Court finds “actual controvery” based on discovery in another forum, but transfers to that forum for lack of personal jurisdiction.

In a recent opinion, Chief Judge Simandle of the District of New Jersey, sitting by designation pursuant to 28 U.S.C. § 292(b), held in connection with a motion to dismiss a declaratory judgment action for lack of subject matter jurisdiction that discovery requests in a case between the parties in another forum created an actual controversy. W.L. Gore & Assocs., Inc. v. AGA Medical Corp., C.A. No. 11-539 (JBS-KMW) (D. Del. Mar. 13, 2012). AGA filed suit against Gore in the District of Minnesota alleging that Gore’s occluder device for treating heart defects infringed the ‘738 patent. In that action, AGA sought discovery relating to a new Gore occluder device that was not accused in the Minnesota action. Id. at 5. Gore responded by filing a declaratory judgment action in the District of Delaware seeking a declaration that its new occluder device did not infringe the ‘738 patent, or the related ‘552 patent. Id. at 6. The Court found, with respect to the ‘738 patent, that “a substantial controversy existed at the time the action was commenced” because AGA served a discovery request in the Minnesota action relating to Gore’s new device and expressly told the Minnesota court that the discovery was justified because AGA might need to amend its complaint to include a claim based on the new device. Id. at 16. However, the Court held it lacked subject matter jurisdiction with respect to the ‘552 patent because it was not at issue in the Minnesota action and was not the subject of AGA’s discovery requests there.
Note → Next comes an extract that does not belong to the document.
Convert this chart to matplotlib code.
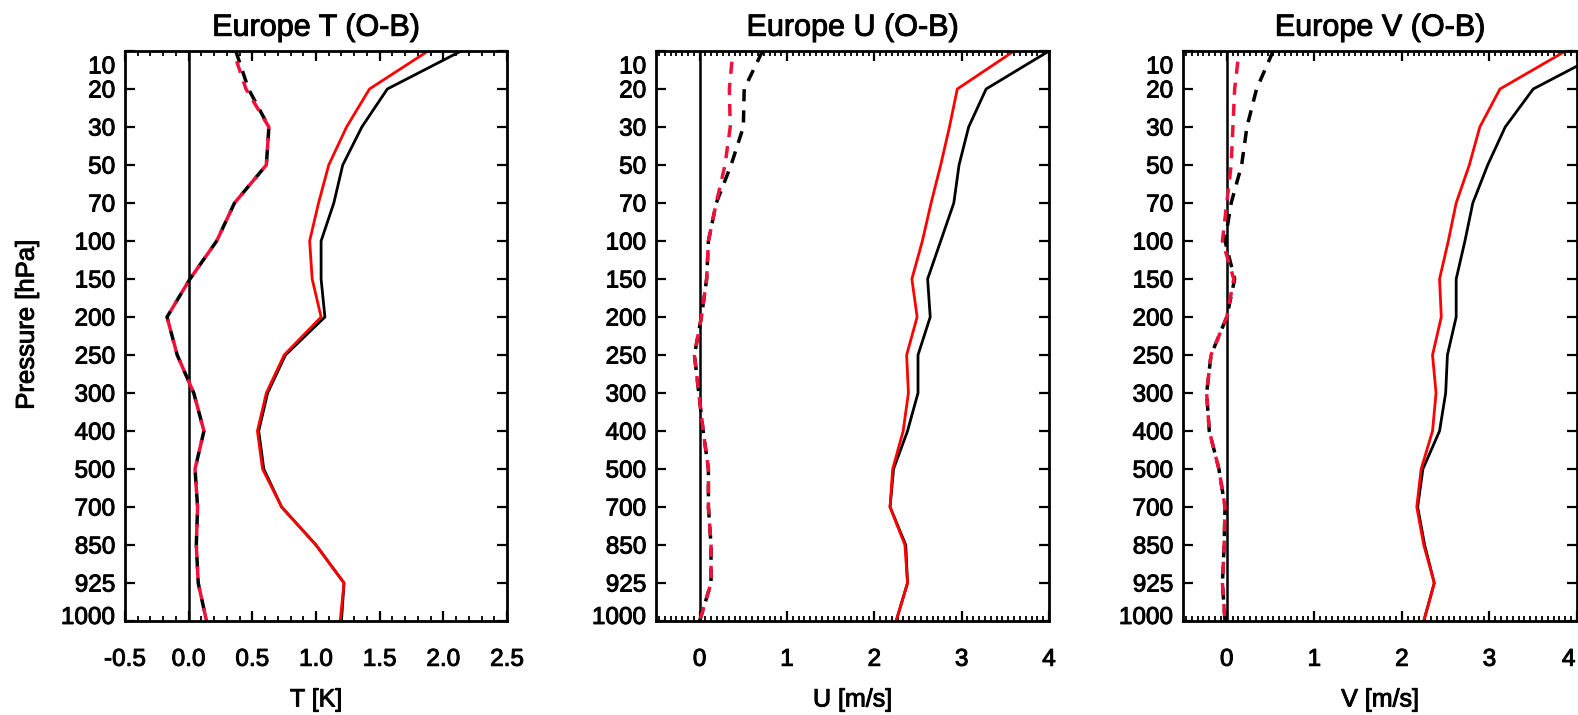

Id. at 15-16. Finally, the Court found it could not exercise personal jurisdiction over AGA because its Delaware sales amounted to less than 0.5% of its total sales, and it otherwise lacked continuous contacts with Delaware. Id. at 22. The Court rejected Gore’s argument that AGA was subject to specific personal jurisdiction in Delaware because it filed suit against Gore, a Delaware corporation, in Minnesota. The Court distinguished the situation before it from others where, for example, the patentee sends cease and desist letters into the forum state satisfying the forum’s long-arm statute. Here, in contrast, AGA did nothing to enforce its patent against Gore “in Delaware.” Id. at 24. As an alternative to dismissal under Rule 12(b)(2), the Court transferred the case to the District of Minnesota, AGA’s home state where the parties were litigating over the same patent. Id. at 25.


W.L. Gore & Assocs., Inc. v. AGA Medical Corp., C.A. No. 11-539 (JBS-KMW) (D. Del. Mar. 13, 2012).